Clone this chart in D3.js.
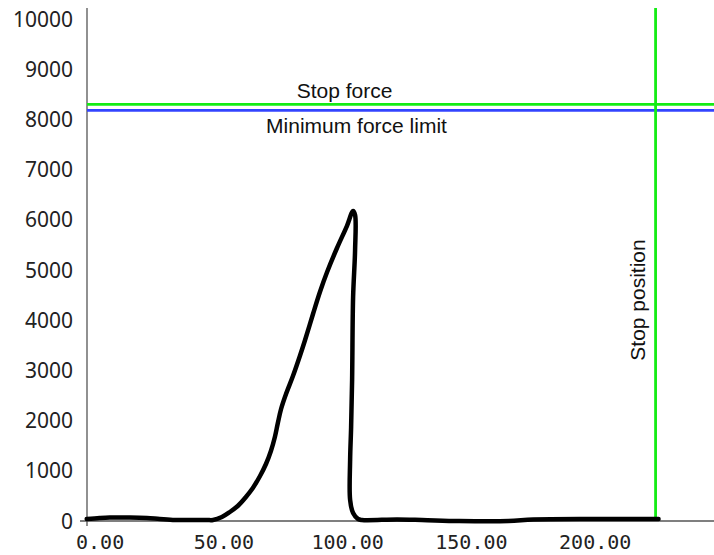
<!DOCTYPE html>
<html><head><meta charset="utf-8">
<script src="https://cdn.jsdelivr.net/npm/d3@7"></script>
<style>body{margin:0;background:#fff}svg{display:block}</style>
</head><body>
<script>
// Data
const posX = [-5.4,-0.2,3.9,12.0,18.9,24.1,30.2,35.0,43.1,45.6,49.2,52.4,55.6,58.9,61.7,64.6,67.0,69.0,70.6,71.8,73.1,75.1,77.9,80.7,82.8,86.0,88.8,91.7,95.7,99.7,102.2,103.0,103.0,102.2,101.8,101.4,101.0,101.0,102.2,104.2,105.8,120,130,145,165,175,200,225.6];
const force = [40,60,70,70,60,40,20,20,20,20,80,179,299,478,657,896,1135,1394,1673,1952,2231,2530,2888,3287,3606,4124,4562,4960,5438,5876,6175,6095,5398,4462,2809,1873,1215,418,159,40,20,30,20,0,0,30,40,40];
const xTicks = [0,50,100,150,200];
const yTicks = [0,1000,2000,3000,4000,5000,6000,7000,8000,9000,10000];
const stopForce = 8300;
const minForce = 8180;
const stopPosition = 224.4;
const labels = {stopForce:"Stop force", minForce:"Minimum force limit", stopPos:"Stop position"};

const W = 714, H = 555;
const svg = d3.select("body").append("svg").attr("width", W).attr("height", H);

const x = d3.scaleLinear().domain([-5.3, 248]).range([87, 714]);
const y = d3.scaleLinear().domain([0, 10000]).range([521, 19]);

// axes lines
svg.append("line").attr("x1", 80).attr("x2", 714).attr("y1", y(0)).attr("y2", y(0))
  .attr("stroke", "#555").attr("stroke-width", 1.3);
svg.append("line").attr("x1", 87).attr("x2", 87).attr("y1", 8).attr("y2", y(0) + 5)
  .attr("stroke", "#555").attr("stroke-width", 1.3);

// y labels
svg.append("g").selectAll("text").data(yTicks).join("text")
  .attr("x", 73).attr("y", d => y(d)).attr("dy", "0.36em")
  .attr("text-anchor", "end")
  .attr("font-family", "'Noto Sans', sans-serif").attr("font-size", 21)
  .attr("fill", "#222").text(d => d);

// x labels
svg.append("g").selectAll("text").data(xTicks).join("text")
  .attr("x", d => x(d)).attr("y", 549)
  .attr("text-anchor", "middle")
  .attr("font-family", "'DejaVu Sans Mono', monospace").attr("font-size", 20)
  .attr("fill", "#222").text(d => d.toFixed(2));

// reference lines
svg.append("line").attr("x1", 87).attr("x2", 714).attr("y1", y(stopForce)).attr("y2", y(stopForce))
  .attr("stroke", "#14ec14").attr("stroke-width", 2.8);
svg.append("line").attr("x1", 87).attr("x2", 714).attr("y1", y(minForce)).attr("y2", y(minForce))
  .attr("stroke", "#3344ff").attr("stroke-width", 2.8);
svg.append("line").attr("x1", x(stopPosition)).attr("x2", x(stopPosition)).attr("y1", 8).attr("y2", y(0))
  .attr("stroke", "#14ec14").attr("stroke-width", 2.8);

const lf = "'Liberation Sans', Arial, sans-serif";
svg.append("text").attr("x", 344.5).attr("y", 98).attr("text-anchor", "middle")
  .attr("font-family", lf).attr("font-size", 21).attr("fill", "#111").text(labels.stopForce);
svg.append("text").attr("x", 356.5).attr("y", 133).attr("text-anchor", "middle")
  .attr("font-family", lf).attr("font-size", 21).attr("fill", "#111").text(labels.minForce);
svg.append("text").attr("transform", `translate(${x(stopPosition) - 11},300) rotate(-90)`)
  .attr("text-anchor", "middle")
  .attr("font-family", lf).attr("font-size", 21).attr("fill", "#111").text(labels.stopPos);

// curve
const pts = posX.map((d, i) => [d, force[i]]);
svg.append("path").datum(pts)
  .attr("d", d3.line().x(d => x(d[0])).y(d => y(d[1])).curve(d3.curveCatmullRom.alpha(0.5)))
  .attr("fill", "none").attr("stroke", "#000").attr("stroke-width", 4.5)
  .attr("stroke-linejoin", "round").attr("stroke-linecap", "round");
</script>
</body></html>
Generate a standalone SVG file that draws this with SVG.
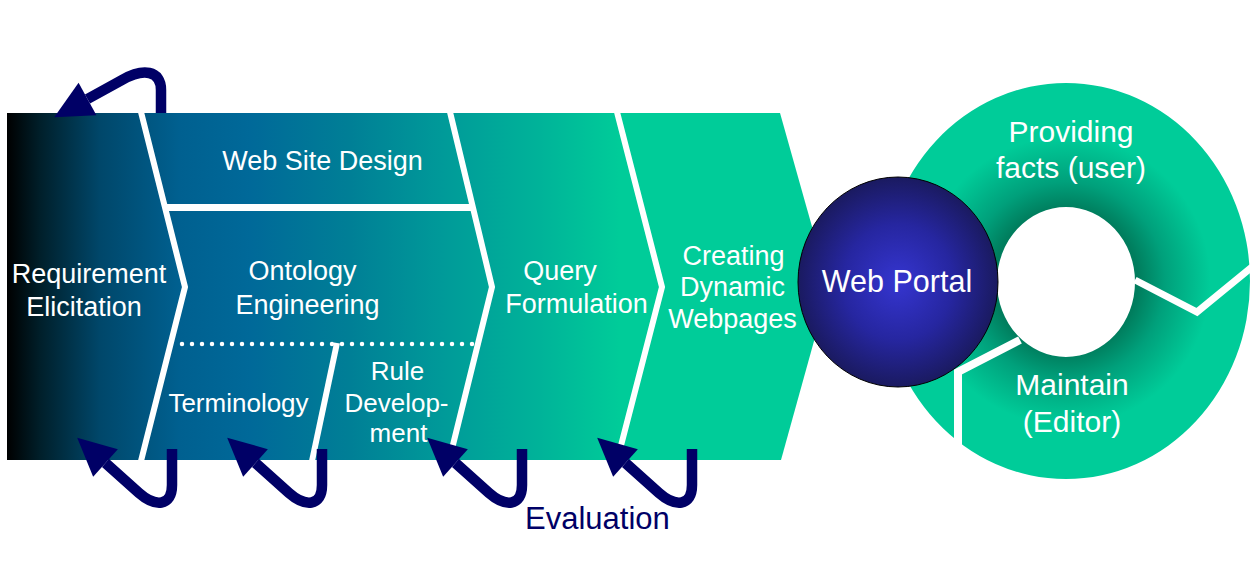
<svg xmlns="http://www.w3.org/2000/svg" width="1252" height="564" viewBox="0 0 1252 564">
  <defs>
    <linearGradient id="bandFill" gradientUnits="userSpaceOnUse" x1="7" y1="0" x2="829" y2="0">
      <stop offset="0" stop-color="#000000"/>
      <stop offset="0.04" stop-color="#001f2a"/>
      <stop offset="0.113" stop-color="#00476a"/>
      <stop offset="0.21" stop-color="#006090"/>
      <stop offset="0.296" stop-color="#006999"/>
      <stop offset="0.417" stop-color="#007f96"/>
      <stop offset="0.53" stop-color="#009a99"/>
      <stop offset="0.648" stop-color="#00b399"/>
      <stop offset="0.746" stop-color="#00cc99"/>
      <stop offset="1" stop-color="#00cc99"/>
    </linearGradient>
    <radialGradient id="ringFill" gradientUnits="userSpaceOnUse" cx="1066" cy="281" r="190">
      <stop offset="0.38" stop-color="#007d5d"/>
      <stop offset="0.52" stop-color="#00a07b"/>
      <stop offset="0.76" stop-color="#00cc99"/>
      <stop offset="1" stop-color="#00cc99"/>
    </radialGradient>
    <radialGradient id="portalFill" cx="0.5" cy="0.5" r="0.5">
      <stop offset="0" stop-color="#3535d0"/>
      <stop offset="0.55" stop-color="#2626a0"/>
      <stop offset="1" stop-color="#1a1a60"/>
    </radialGradient>
    <marker id="head" markerUnits="userSpaceOnUse" markerWidth="40" markerHeight="40" refX="0" refY="0" viewBox="0 -20 40 40" orient="auto" overflow="visible">
      <path d="M0,-18.5 L38,0 L0,18.5 Z" fill="#000066"/>
    </marker>
    <!-- J-shaped feedback loop below the band -->
    <path id="loop" d="M172,449 V485 C172,507 155,507 139,493 L105.5,463"/>
  </defs>
  <style>
    .lbl { font-family: "Liberation Sans", Arial, sans-serif; fill: #ffffff; }
    .big { font-size: 27px; }
    .mid { font-size: 26px; }
    .xl { font-size: 30px; }
    .sep { fill: none; stroke: #ffffff; stroke-width: 6; }
    .arrow { fill: none; stroke: #000066; stroke-width: 10.5; marker-end: url(#head); }
  </style>

  <!-- process band -->
  <g id="band">
    <path d="M7,113 L780,113 L829,287 L781,460 L7,460 Z" fill="url(#bandFill)"/>
    <polyline class="sep" points="141,112 185,287 141,461"/>
    <polyline class="sep" points="450,112 492,287 449,461"/>
    <polyline class="sep" points="617,112 662,287 617,461"/>
    <line x1="165" y1="207.5" x2="473" y2="207.5" stroke="#ffffff" stroke-width="7"/>
    <line x1="182" y1="344" x2="476" y2="344" stroke="#ffffff" stroke-width="4.5" stroke-linecap="round" stroke-dasharray="0 10"/>
    <line x1="337" y1="343" x2="312" y2="461" stroke="#ffffff" stroke-width="6"/>
  </g>

  <g id="requirement-elicitation" class="lbl big" text-anchor="middle">
    <text x="89" y="283">Requirement</text>
    <text x="84" y="316">Elicitation</text>
  </g>
  <g id="web-site-design" class="lbl big" text-anchor="middle">
    <text x="322.5" y="170">Web Site Design</text>
  </g>
  <g id="ontology-engineering" class="lbl big" text-anchor="middle">
    <text x="302.5" y="280">Ontology</text>
    <text x="307.5" y="314">Engineering</text>
  </g>
  <g id="terminology" class="lbl mid" text-anchor="middle">
    <text x="238.5" y="412">Terminology</text>
  </g>
  <g id="rule-development" class="lbl mid" text-anchor="middle">
    <text x="397.5" y="380">Rule</text>
    <text x="396.5" y="412">Develop-</text>
    <text x="398.5" y="442">ment</text>
  </g>
  <g id="query-formulation" class="lbl big" text-anchor="middle">
    <text x="560" y="280">Query</text>
    <text x="576.5" y="313">Formulation</text>
  </g>
  <g id="dynamic-webpages" class="lbl big" text-anchor="middle">
    <text x="733.5" y="265">Creating</text>
    <text x="732.5" y="296">Dynamic</text>
    <text x="732.5" y="328">Webpages</text>
  </g>

  <!-- usage cycle around the portal -->
  <g id="usage-cycle">
    <path fill-rule="evenodd" fill="url(#ringFill)" d="M1250,281 A184,198 0 1 0 882,281 A184,198 0 1 0 1250,281 Z M1135,282 A69,75 0 1 0 997,282 A69,75 0 1 0 1135,282 Z"/>
    <polyline points="1135,280 1197,312 1252,267" fill="none" stroke="#ffffff" stroke-width="7"/>
    <polyline points="1020,340 958,372 958,450" fill="none" stroke="#ffffff" stroke-width="8"/>
    <g class="lbl xl" text-anchor="middle">
      <text x="1071" y="142">Providing</text>
      <text x="1071" y="178">facts (user)</text>
      <text x="1072" y="395">Maintain</text>
      <text x="1072" y="432">(Editor)</text>
    </g>
  </g>

  <g id="web-portal">
    <ellipse cx="898" cy="282" rx="100" ry="105" fill="url(#portalFill)" stroke="#000000" stroke-width="1"/>
    <text class="lbl" x="897" y="292" font-size="30.5" text-anchor="middle">Web Portal</text>
  </g>

  <!-- feedback loops -->
  <g id="connectors">
    <path class="arrow" d="M161,113 V90 C161,70 143,68 122,80 L87.5,99"/>
    <use href="#loop" class="arrow"/>
    <use href="#loop" class="arrow" transform="translate(150,0)"/>
    <use href="#loop" class="arrow" transform="translate(350,0)"/>
    <use href="#loop" class="arrow" transform="translate(520,0)"/>
  </g>

  <g id="evaluation">
    <text x="525" y="529" font-family="Liberation Sans, Arial, sans-serif" font-size="31" fill="#000066">Evaluation</text>
  </g>
</svg>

-- -- --

Report the count of lines in the entries that contain the string "this", and nothing besides it.

# EXERCISE RESULT
2